Nも15歳を迎えることから音楽に興味を持ち、ギターを弾いたり歌をうたい始めたりした。小一でシュタイナーのオイリュトミーという踊りを習いに行っていた時、先生に

「N君のようにエネルギッシュなお子さんは太鼓なんかやるといいわよ」といわれたことがある。でも太鼓といわれてすぐに習えるような場所は思い浮かばなかった。結局Nのエネルギーは放出したまま行き場がみつからなかった。エネルギーをぶつけるものが見つけられたというのは喜ばしいことだ。

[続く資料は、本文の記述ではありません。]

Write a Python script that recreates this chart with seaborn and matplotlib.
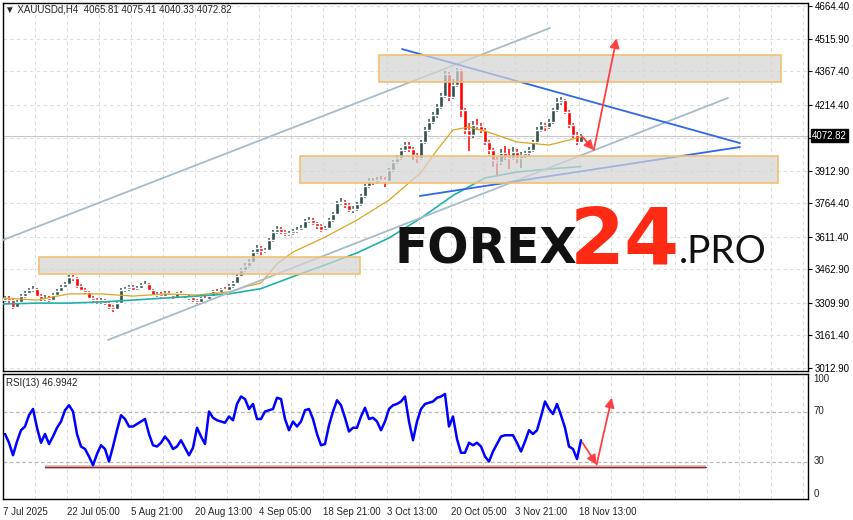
import numpy as np
import pandas as pd
import seaborn as sns
import matplotlib.pyplot as plt
from matplotlib.patches import Rectangle

# ---- data (one candle per 4 H4 bars) ----
first_open = 3325
closes = [
    3332, 3323, 3291, 3314, 3341, 3355, 3369, 3373, 3341, 3328,
    3332, 3323, 3346, 3364, 3383, 3396, 3428, 3424, 3387, 3369,
    3360, 3332, 3323, 3314, 3323, 3309, 3291, 3282, 3309, 3369,
    3373, 3383, 3369, 3378, 3392, 3396, 3369, 3346, 3351, 3341,
    3355, 3346, 3337, 3355, 3346, 3332, 3337, 3323, 3314, 3332,
    3328, 3341, 3364, 3360, 3373, 3369, 3387, 3401, 3433, 3460,
    3478, 3497, 3542, 3560, 3547, 3551, 3597, 3633, 3647, 3633,
    3624, 3629, 3638, 3643, 3652, 3684, 3688, 3674, 3661, 3643,
    3652, 3688, 3716, 3766, 3770, 3757, 3734, 3738, 3761, 3798,
    3843, 3866, 3861, 3871, 3868, 3866, 3916, 3953, 3971, 4007,
    4030, 4012, 3985, 3971, 4044, 4101, 4135, 4167, 4204, 4254,
    4354, 4249, 4304, 4372, 4190, 4101, 4076, 4122, 4117, 4101,
    4044, 4007, 3962, 3953, 3994, 3980, 3971, 3998, 3971, 3985,
    3994, 4007, 4044, 4101, 4122, 4112, 4135, 4190, 4227, 4236,
    4181, 4122, 4076, 4044, 4073,
]
highs = [
    3340, 3341, 3328, 3322, 3350, 3366, 3378, 3385, 3380, 3350,
    3344, 3341, 3355, 3372, 3391, 3405, 3438, 3439, 3430, 3395,
    3378, 3366, 3340, 3331, 3332, 3330, 3315, 3300, 3318, 3376,
    3384, 3392, 3390, 3387, 3401, 3409, 3402, 3375, 3360, 3358,
    3362, 3362, 3352, 3361, 3362, 3352, 3345, 3343, 3329, 3338,
    3340, 3347, 3370, 3372, 3380, 3382, 3394, 3410, 3441, 3470,
    3490, 3510, 3550, 3574, 3568, 3562, 3606, 3644, 3659, 3655,
    3642, 3640, 3648, 3655, 3664, 3694, 3700, 3695, 3680, 3668,
    3662, 3696, 3726, 3776, 3790, 3780, 3764, 3750, 3770, 3808,
    3852, 3878, 3880, 3886, 3888, 3884, 3926, 3962, 3984, 4018,
    4046, 4044, 4020, 3992, 4055, 4112, 4148, 4180, 4218, 4268,
    4370, 4365, 4330, 4381, 4378, 4200, 4130, 4140, 4150, 4130,
    4110, 4055, 4015, 3975, 4010, 4025, 4010, 4020, 4010, 4000,
    4005, 4020, 4055, 4112, 4135, 4130, 4148, 4200, 4245, 4250,
    4240, 4190, 4130, 4088, 4080,
]
lows = [
    3312, 3308, 3284, 3286, 3308, 3334, 3349, 3360, 3335, 3320,
    3320, 3315, 3318, 3340, 3358, 3377, 3390, 3412, 3380, 3362,
    3352, 3326, 3315, 3306, 3305, 3300, 3282, 3268, 3276, 3303,
    3360, 3366, 3362, 3362, 3372, 3385, 3362, 3340, 3339, 3334,
    3335, 3340, 3330, 3332, 3340, 3326, 3325, 3316, 3306, 3309,
    3321, 3322, 3336, 3352, 3354, 3362, 3363, 3380, 3396, 3426,
    3452, 3470, 3490, 3533, 3530, 3538, 3545, 3590, 3625, 3624,
    3615, 3616, 3620, 3630, 3636, 3646, 3676, 3665, 3648, 3634,
    3636, 3646, 3680, 3710, 3756, 3745, 3725, 3722, 3730, 3754,
    3790, 3836, 3850, 3852, 3858, 3840, 3860, 3908, 3944, 3962,
    3998, 3998, 3960, 3948, 3962, 4035, 4090, 4125, 4155, 4196,
    4245, 4230, 4240, 4295, 4160, 4080, 4004, 4060, 4100, 4085,
    4030, 3990, 3930, 3890, 3940, 3960, 3920, 3960, 3950, 3925,
    3970, 3980, 3998, 4036, 4090, 4095, 4105, 4125, 4180, 4212,
    4170, 4110, 4062, 4030, 4040,
]
rsi = [
    52, 45, 35, 46, 55, 58, 67, 72, 57, 45,
    52, 44, 50, 57, 62, 71, 75, 70, 52, 42,
    40, 34, 27, 36, 43, 40, 30, 42, 55, 67,
    64, 58, 58, 60, 62, 64, 52, 43, 42, 45,
    50, 46, 40, 42, 47, 41, 35, 41, 57, 50,
    44, 70, 65, 63, 62, 61, 66, 63, 76, 82,
    80, 72, 76, 64, 64, 70, 71, 72, 81, 80,
    64, 55, 62, 58, 62, 71, 72, 64, 52, 43,
    44, 59, 70, 79, 75, 65, 54, 57, 57, 66,
    73, 64, 65, 62, 55, 62, 72, 75, 76, 78,
    82, 62, 47, 62, 72, 76, 77, 78, 81, 82,
    84, 58, 66, 48, 37, 37, 45, 43, 45, 42,
    34, 30, 38, 44, 50, 51, 51, 51, 45, 38,
    46, 55, 52, 55, 66, 78, 72, 68, 76, 67,
    57, 42, 40, 32, 47,
]

ma_fast_idx = [-0.5, 8, 16, 24, 32, 40, 48, 56, 60, 64, 68, 72, 80, 88, 96, 104, 108, 112, 116, 120, 128, 136, 144]
ma_fast = [3332, 3323, 3351, 3351, 3341, 3351, 3346, 3360, 3383, 3401, 3488, 3542, 3610, 3688, 3779, 3905, 4007, 4099, 4112, 4094, 4044, 4030, 4067]
ma_slow_idx = [-0.5, 8, 16, 24, 32, 40, 48, 56, 64, 72, 80, 88, 96, 104, 112, 120, 128, 136, 144]
ma_slow = [3305, 3309, 3309, 3314, 3323, 3332, 3341, 3351, 3375, 3430, 3483, 3538, 3606, 3697, 3800, 3880, 3907, 3921, 3932]

date_labels = ["7 Jul 2025", "22 Jul 05:00", "5 Aug 21:00", "20 Aug 13:00", "4 Sep 05:00",
               "18 Sep 21:00", "3 Oct 13:00", "20 Oct 05:00", "3 Nov 21:00", "18 Nov 13:00"]
price_ticks = [4664.40, 4515.90, 4367.40, 4214.40, 4063.65, 3912.90, 3764.40,
               3611.40, 3462.90, 3309.90, 3161.40, 3012.90]
last_price = 4072.82

# zones: (start idx, end idx, low, high)
zones = [(8.5, 88.75, 3442, 3519), (73.75, 193.25, 3857, 3980), (93.5, 194.0, 4318, 4441)]
# trend lines: (idx0, price0, idx1, price1)
channel_lines = [(-0.5, 3597, 136.25, 4564), (25.75, 3141, 180.75, 4245)]
triangle_lines = [(99.25, 4468, 183.75, 4039), (103.75, 3798, 183.75, 4021)]
arrow_pts = [(144.2, 4071), (147.2, 4007), (152.9, 4517)]
rsi_support = (10.0, 25.8, 175.2, 25.8)
rsi_arrow_pts = [(144.4, 45), (147.9, 27.5), (151.7, 81)]

sns.set_style("white")
plt.rcParams["font.family"] = ["Liberation Sans", "DejaVu Sans"]

df = pd.DataFrame({"idx": np.arange(len(closes)), "close": closes,
                   "high": highs, "low": lows, "rsi": rsi})
df["open"] = [first_open] + closes[:-1]
df["body"] = df["close"] - df["open"]
df["body"] = df["body"].where(df["body"].abs() >= 3, 3)
up_col, dn_col = "#2F4F4F", "#FF0000"
colors = np.where(df["close"] >= df["open"], up_col, dn_col)

fig = plt.figure(figsize=(8.54, 5.2), dpi=100)
ax = fig.add_axes([3 / 854, 1 - 371 / 520, 805 / 854, 368 / 520])
ax_rsi = fig.add_axes([3 / 854, 1 - 499 / 520, 805 / 854, 125 / 520], sharex=ax)

xmin, xmax = -0.5, 200.75
grid_kw = dict(color="#dcdcdc", lw=0.8, dashes=(3, 3), zorder=0)

# --- main panel ---
for gx in np.arange(xmin, xmax, 8):
    ax.axvline(gx, **grid_kw)
    ax_rsi.axvline(gx, **grid_kw)
for p in price_ticks:
    ax.axhline(p, **grid_kw)

ax.axhline(last_price, color="#c8c8c8", lw=0.8, zorder=1)

ax.vlines(df["idx"], df["low"], df["high"], colors=colors, lw=1.1, zorder=3)
ax.bar(df["idx"], df["body"], bottom=df["open"], width=0.9, color=colors, zorder=3)

sns.lineplot(x=ma_fast_idx, y=ma_fast, ax=ax, color="#DAA520", lw=0.9, zorder=4)
sns.lineplot(x=ma_slow_idx, y=ma_slow, ax=ax, color="#20B2AA", lw=1.2, zorder=4)

for x0, y0, x1, y1 in channel_lines:
    ax.plot([x0, x1], [y0, y1], color="#a7bccb", lw=1.3, zorder=5)
for x0, y0, x1, y1 in triangle_lines:
    ax.plot([x0, x1], [y0, y1], color="#2f68e8", lw=1.3, zorder=5)

for x0, x1, lo, hi in zones:
    ax.add_patch(Rectangle((x0, lo), x1 - x0, hi - lo, facecolor="#d4d4d4", alpha=0.7,
                           edgecolor="none", zorder=6))
    ax.add_patch(Rectangle((x0, lo), x1 - x0, hi - lo, facecolor="none",
                           edgecolor="#f2c06e", lw=1.2, zorder=7))

arrow_kw = dict(arrowstyle="-|>", color="#ff4040", lw=1.3, mutation_scale=14, shrinkA=0, shrinkB=0)
for a, b in zip(arrow_pts[:-1], arrow_pts[1:]):
    ax.annotate("", xy=b, xytext=a, arrowprops=arrow_kw, zorder=8)

ax.set_xlim(xmin, xmax)
ax.set_ylim(2999.3, 4678.1)
ax.yaxis.tick_right()
ax.set_yticks(price_ticks)
ax.set_yticklabels(["" if abs(p - 4063.65) < 1 else f"{p:.2f}" for p in price_ticks])
ax.tick_params(axis="y", direction="out", length=3, labelsize=7, pad=2, colors="black")
ax.tick_params(axis="x", length=0, labelbottom=False)
for s in ax.spines.values():
    s.set_color("black")
    s.set_linewidth(1)

ax.annotate(f"{last_price:.2f}", xy=(1.0, last_price), xycoords=("axes fraction", "data"),
            xytext=(3, 0), textcoords="offset points", va="center", ha="left",
            fontsize=7, color="white",
            bbox=dict(boxstyle="square,pad=0.15", fc="black", ec="black"))

fig.text(5 / 854, 1 - 10 / 520, "\u25bc XAUUSDd,H4  4065.81 4075.41 4040.33 4072.82",
         fontsize=7, va="center", ha="left", family=["Liberation Sans", "DejaVu Sans"])

# logo
fig.text(395 / 854, 1 - 263 / 520, "FOREX", fontsize=35, fontweight="bold",
         family="DejaVu Sans", color="#111111", va="baseline", ha="left", zorder=10)
fig.text(570 / 854, 1 - 263 / 520, "24", fontsize=57, fontweight="bold",
         family="DejaVu Sans", color="#ff2a14", va="baseline", ha="left", zorder=10)
fig.text(679 / 854, 1 - 263 / 520, ".PRO", fontsize=28, fontweight="normal",
         family="Lato", color="#111111", va="baseline", ha="left", zorder=10)

# --- RSI panel ---
for lvl in (70, 30):
    ax_rsi.axhline(lvl, color="#b8b8b8", lw=0.9, dashes=(3, 2), zorder=1)
sns.lineplot(data=df, x="idx", y="rsi", ax=ax_rsi, color="#0000ff", lw=1.8, zorder=4)

sx0, sy0, sx1, sy1 = rsi_support
ax_rsi.plot([sx0, sx1], [sy0, sy1], color="#d8b8b8", lw=2.6, zorder=3, solid_capstyle="butt")
ax_rsi.plot([sx0, sx1], [sy0, sy1], color="#8b2a2a", lw=0.9, zorder=3)
for a, b in zip(rsi_arrow_pts[:-1], rsi_arrow_pts[1:]):
    ax_rsi.annotate("", xy=b, xytext=a, arrowprops=arrow_kw, zorder=8)

ax_rsi.set_ylim(0, 100)
ax_rsi.yaxis.tick_right()
ax_rsi.set_yticks([0, 30, 70, 100])
ax_rsi.set_yticklabels(["0", "30", "70", "100"])
for lab, v in zip(ax_rsi.get_yticklabels(), ["bottom", "center", "center", "top"]):
    lab.set_va(v)
ax_rsi.tick_params(axis="y", direction="out", length=0, labelsize=7, pad=4)
ax_rsi.set_ylabel("")
ax_rsi.set_xlabel("")
ax.set_ylabel("")
ax.set_xlabel("")

xt = np.arange(len(date_labels)) * 16 + xmin
ax_rsi.set_xticks(xt)
ax_rsi.set_xticklabels(date_labels, ha="left")
ax_rsi.tick_params(axis="x", direction="out", length=3, labelsize=7, pad=3)
ax_rsi.set_xlim(xmin, xmax)
for s in ax_rsi.spines.values():
    s.set_color("black")
    s.set_linewidth(1)

ax_rsi.text(0.004, 0.93, "RSI(13) 46.9942", transform=ax_rsi.transAxes,
            fontsize=7, va="center", ha="left")

fig.savefig("out.png", dpi=100)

芸術活動で自分を表現することはシュタイナー教育では、身体が大人へと成長していく爆発的な性的エネルギーを消化するのに有効な方法なのだといっている。

だが受験重視の日本の社会ではこのような芸術活動は軽く扱われがちだ。芸術に理解のない親はこのようなことに夢中になる子供に対し、将来そんなことで食べていけるわけがない、などと叱責したりする。だが芸術というのはスポーツなどと共に、国境を越え万国の人間に共通の言語となれるものの一つである。現に日本のマンガやアニメやゲームは世界的な輸出産業へと成長しつつある。

スポーツや芸術は言葉や人種の違いを超え、人々に感動を与えることができる。ヨーロッパなどの芸術へ造詣が深い国々ではそういう教科を大切にしているそうだ。日本の国はそういう意味でも偏狭な常識の元に教育を受けているとしかいいようがない。

7歳のころからNを知っているスタッフの石川さんは、
「N君たちを見ていると、子供の成長は長い目で見る必要があるんだってほんとに思いますね」といった。私も同感である。

さなぎの状態の時の子供は外から見ると動きも変化もまったく見られず、大人が見ていると、とても歯がゆく思う。こんなことで将来どうなるんだろうと案じる。だが大人が余計な手出しをしなくても子供はちゃんと自分で殻を脱いで脱皮していく。大人はそれを見守っていて、助けを求められた時にしっかりと手を差し伸べればいいのだ。

 Nはまだまだ未熟で、この先どうなっていくのかまったくの未知数である。私はNは実験台のようなものだと常々人に言っていた。なぜならNのように低学年から学校に行かずにフリースクールで育った子供が身近にいないので将来像が描きにくいのである。

最近では幸いなことにNのような不登校で内申書が出せないような子供も入ることができる公立高校が相次いでできている。通信制や定時制の高校、大検などもあり、システムとしては出来上がりつつあると思うが一般の社会的認識はどうだろう。 

Nはこの先、社会経験をして、やはり高校や大学に進もうと思うかもしれない。出身校で人生が決まるのではなく、志さえあればいつでもやり直しができるような体制が必要なのではないだろうか。 

これまでの学歴重視の価値観で親に支配され勉強を強制されている子供は、そうではない価値観の親の下でのびのび育てられている友達をみるとき、その友の自由さにいいしれない嫉妬を感じ、鬱積した自分の苦しみを相手にぶつけたくなるものなのかもしれない。本来ならば親に向かうべき苛立ちなのだが、親があまりに絶対的な存在だとそれが叶わずもっと弱い存在に向かってしまう。

同級生を刺し殺した女児は「生き死に」について知らなかったというより、女児の自我は親によってすでに殺されていたのかもしれない。愛する大切な親によって自我が殺され、自分自身を尊重されずに育った子供は、ありのままの自分を受け入れてもらうという本当の愛を知らずに育ったのかもしれない。

そのような子供は大切な友達の命を尊重する、そんなことすら難しかったのかもしれない。2004年の長崎での女児による刺殺事件をみるとそんな言葉にならない心のズレが子供同士の間にあったのではないと感じてしまう。